The Strad Issue: June 2019
Description: Tchaikovsky medallist channels Rostropovich in Britten’s cello music
Musicians: Alexander Ramm (cello)
Works: BRITTEN Cello Suites nos.1–3
Catalogue Number: MELODYA MEL CD 10 02568
Russian cellist Alexander Ramm, silver medallist at the 2015 Moscow Tchaikovsky Competition and 31 this May, can boast direct tutorial lineage through his teacher Natalia Shakhovskaya to the inspiration behind Britten’s three cello suites, Rostropovich. In these performances, he certainly displays an uncommon affinity for the music, its style and its emotional ebbs and flows.

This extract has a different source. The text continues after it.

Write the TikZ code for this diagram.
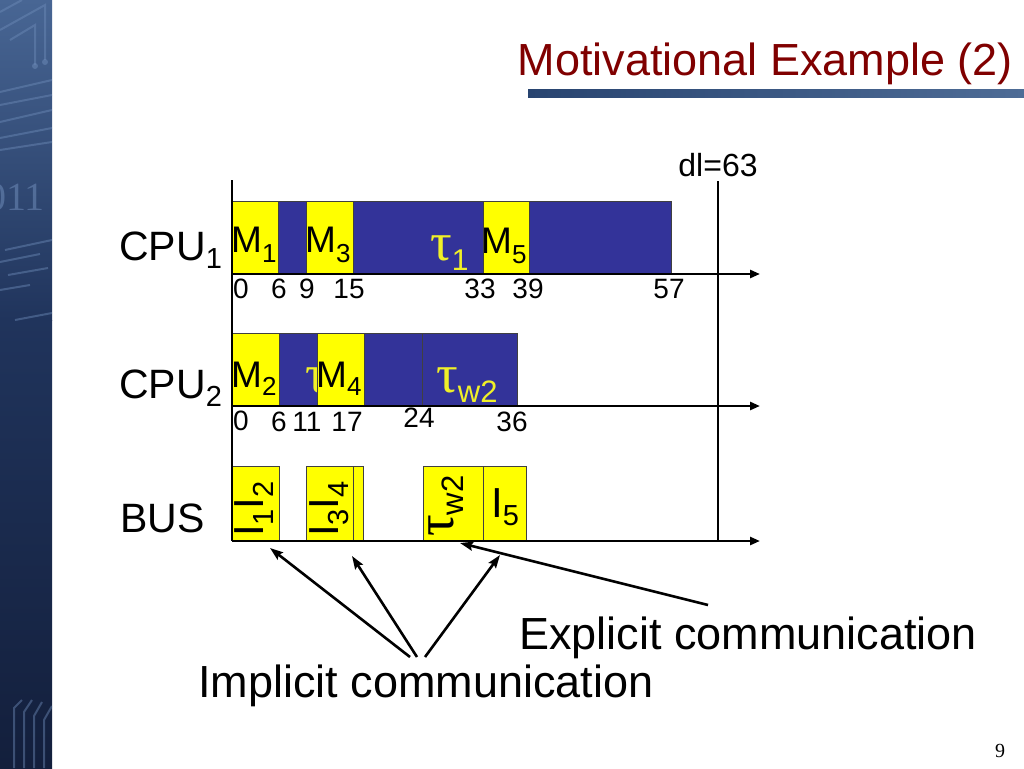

Thanks to a transparent, supportive recording, every detail of his playing tells, though the moment is never more important than its place in the whole. There’s a robustness to his playing of the First Suite that never sounds overwrought, and he finds plenty of room for refinement, too, producing a rich bloom of sound from his Gabrielle Jebran Yakoub cello. The Third Suite has an unmistakeable sense of the valedictory in Ramm’s hands, with a mellow melancholy that seems to get to the heart of the music.
I’m not in a position to assess the Russian booklet note, but it reads undeniably awkwardly in the unidiomatic English translation provided, and a Putinesque prudery demotes Peter Pears to ‘lifelong friend’ of the composer. But these don’t detract from what is a first-rate recording of this music.